Date: 12 Jun 2001 22:40:24 -0500
From: Chris Green <cmg@uab.edu>
To: htdig-general@lists.sourceforge.net
Subject: [htdig] initial work on indexing mail files

Well, I've done a bit of work on the default_type stuff and trying to
get htdig working with my somewhat nonstandard mail form of 1 file per
message.  Someone could extend the mailparse.py script to do mail
spools but I can't think of a good way to index inside a mail spool.
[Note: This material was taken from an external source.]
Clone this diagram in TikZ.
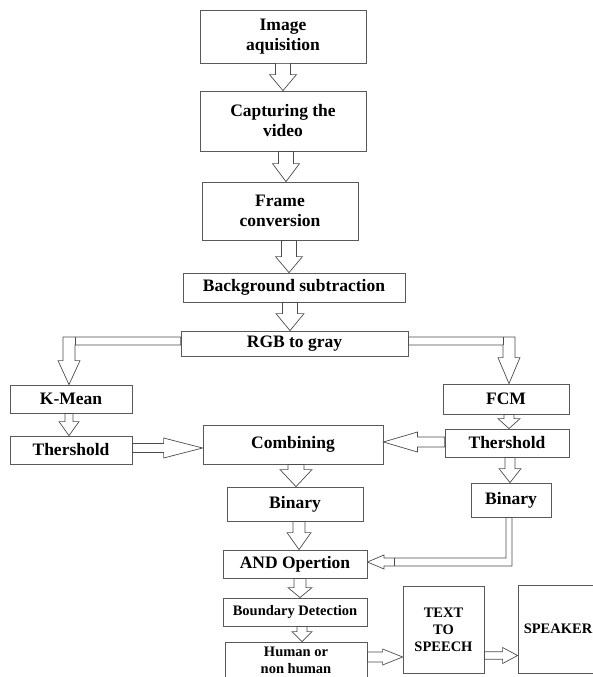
\documentclass[tikz,border=0pt]{standalone}
\usepackage{fontspec}
\setmainfont{Liberation Serif}
\usetikzlibrary{calc}

\tikzset{
  box/.style={draw=black!65, line width=0.8pt, fill=white, align=center, inner sep=0pt,
    font=\bfseries\fontsize{17.5}{20}\selectfont},
  smallbox/.style={box, font=\bfseries\fontsize{14.5}{17}\selectfont},
  hollow/.style={draw=black!70, line width=0.7pt, fill=white, line join=miter},
}

% hollow block arrows: position, from node, to node, shaft half, head half, head length
\newcommand{\varrow}[6]{%
  \draw[hollow] let \p1=(#2.south), \p2=(#3.north) in
    (#1pt-#4pt,\y1) -- (#1pt-#4pt,\y2+#6pt) -- (#1pt-#5pt,\y2+#6pt) -- (#1pt,\y2)
    -- (#1pt+#5pt,\y2+#6pt) -- (#1pt+#4pt,\y2+#6pt) -- (#1pt+#4pt,\y1) -- cycle;}
\newcommand{\rarrow}[6]{%
  \draw[hollow] let \p1=(#2.east), \p2=(#3.west) in
    (\x1,-#1pt+#4pt) -- (\x2-#6pt,-#1pt+#4pt) -- (\x2-#6pt,-#1pt+#5pt) -- (\x2,-#1pt)
    -- (\x2-#6pt,-#1pt-#5pt) -- (\x2-#6pt,-#1pt-#4pt) -- (\x1,-#1pt-#4pt) -- cycle;}
\newcommand{\larrow}[6]{%
  \draw[hollow] let \p1=(#2.west), \p2=(#3.east) in
    (\x1,-#1pt+#4pt) -- (\x2+#6pt,-#1pt+#4pt) -- (\x2+#6pt,-#1pt+#5pt) -- (\x2,-#1pt)
    -- (\x2+#6pt,-#1pt-#5pt) -- (\x2+#6pt,-#1pt-#4pt) -- (\x1,-#1pt-#4pt) -- cycle;}

\begin{document}
\begin{tikzpicture}[x=1pt, y=-1pt]
\useasboundingbox (0,0) rectangle (593,677);
\clip (0,0) rectangle (593,677);

% Main column
\node[box, minimum width=166pt, minimum height=53pt] (img) at (283,36.5) {Image\\aquisition};
\node[box, minimum width=166pt, minimum height=60pt] (cap) at (283,121) {Capturing the\\video};
\node[box, minimum width=156pt, minimum height=58pt] (frame) at (280,211) {Frame\\conversion};
\node[box, minimum width=222pt, minimum height=29pt] (bg) at (294,287.5) {Background subtraction};
\node[box, minimum width=227pt, minimum height=25pt] (rgb) at (294.5,343.5) {RGB to gray};

% Left branch
\node[box, minimum width=122pt, minimum height=28pt] (kmean) at (71,399) {K-Mean};
\node[box, minimum width=122pt, minimum height=28pt] (thrL) at (71,450) {Thershold};

% Right branch
\node[box, minimum width=126pt, minimum height=30pt] (fcm) at (506,399) {FCM};
\node[box, minimum width=124pt, minimum height=28pt] (thrR) at (507,443) {Thershold};
\node[box, minimum width=80pt, minimum height=34pt] (binR) at (511,500) {Binary};

% Middle column
\node[box, minimum width=180pt, minimum height=39pt] (comb) at (293,444.5) {Combining};
\node[box, minimum width=136pt, minimum height=34pt] (binM) at (295,504) {Binary};
\node[box, minimum width=144pt, minimum height=28pt] (and) at (295,564) {AND Opertion};
\node[smallbox, minimum width=144pt, minimum height=28pt] (bnd) at (295,612) {Boundary Detection};
\node[smallbox, minimum width=142pt, minimum height=36pt] (hum) at (296,660) {Human or\\non human};

% Output
\node[smallbox, minimum width=81pt, minimum height=87pt] (tts) at (443.5,629.5) {TEXT\\TO\\SPEECH};
\node[smallbox, minimum width=80pt, minimum height=88pt] (spk) at (558,629) {SPEAKER};

% Vertical arrows
\varrow{283}{img}{cap}{7.5}{13.5}{16}
\varrow{286}{cap}{frame}{7.5}{13.5}{18}
\varrow{289}{frame}{bg}{7.5}{13.5}{16}
\varrow{290}{bg}{rgb}{7.5}{14}{17}
\varrow{69}{kmean}{thrL}{4}{10}{14}
\varrow{509}{fcm}{thrR}{5}{11}{10}
\varrow{510}{thrR}{binR}{5}{11}{14}
\varrow{296}{comb}{binM}{8}{16}{17}
\varrow{299}{binM}{and}{6}{12}{17}
\varrow{300}{and}{bnd}{6}{12}{10}
\varrow{302}{bnd}{hum}{5}{10}{10}

% Horizontal arrows
\rarrow{448}{thrL}{comb}{4.5}{10}{39}
\larrow{442}{thrR}{comb}{5}{10}{34}
\rarrow{657}{hum}{tts}{5}{8}{20}
\rarrow{655.5}{tts}{spk}{3.7}{8}{15}

% RGB to K-Mean
\draw[hollow] let \p1=(rgb.west), \p2=(kmean.north) in
  (\x1,-337pt) -- (63pt,-337pt) -- (63pt,\y2+24pt) -- (58pt,\y2+24pt) -- (69pt,\y2)
  -- (80pt,\y2+24pt) -- (75pt,\y2+24pt) -- (75pt,-345pt) -- (\x1,-345pt) -- cycle;
\draw[hollow] (75,337) -- (75,345);

% RGB to FCM
\draw[hollow] let \p1=(rgb.east), \p2=(fcm.north) in
  (\x1,-337pt) -- (515pt,-337pt) -- (515pt,\y2+26pt) -- (520pt,\y2+26pt) -- (509pt,\y2)
  -- (498pt,\y2+26pt) -- (503pt,\y2+26pt) -- (503pt,-345pt) -- (\x1,-345pt) -- cycle;
\draw[hollow] (503,337) -- (503,345);

% Binary to AND
\draw[hollow] let \p1=(binR.south), \p2=(and.east) in
  (506pt,\y1) -- (506pt,-558pt) -- (384pt,-558pt) -- (384pt,-555pt) -- (\x2,-562pt)
  -- (384pt,-569pt) -- (384pt,-566pt) -- (512pt,-566pt) -- (512pt,\y1) -- cycle;
\draw[hollow] (394,558) -- (394,566);
\end{tikzpicture}
\end{document}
The converter ignores that which is mime and is not of text/plain.  It
was written with python 1.5.2

Patches are against 3.2.0b2 - there might be an extra cout here or
there. 

I've written some messy patches to add a default_type attribute to
htdig in with support at the htdig/Retriever.cc level with a bit of
support in the htnet/HtFile.cc Didn't know where else it was
appropriate to put this type of thing and doing it over and over seems
kludgy in other places.

Please comment on this ( I will admit that I'm not even a
non-laughable C++ programmer - too many years since C++ and I last met
)


my htdig.conf:

database_dir:		/home/sprout/tmp/htdig/db
start_url:		http://localhost/files.html
local_urls:		http://localhost/=/home/sprout/Mail/
local_urls_only:	true

# default extension type for
# things we can't figure out any other way
#
# only use this option when you know what you are going to be parsing
# otherwise you will need a converter than handles anything

# default_type:      application/nnml
default_type: text/plain
external_parsers:  application/nnml->text/html \
/home/sprout/src/python/mailtests/mailparse.py

-- 
Chris Green <cmg@uab.edu>
Let not the sands of time get in your lunch.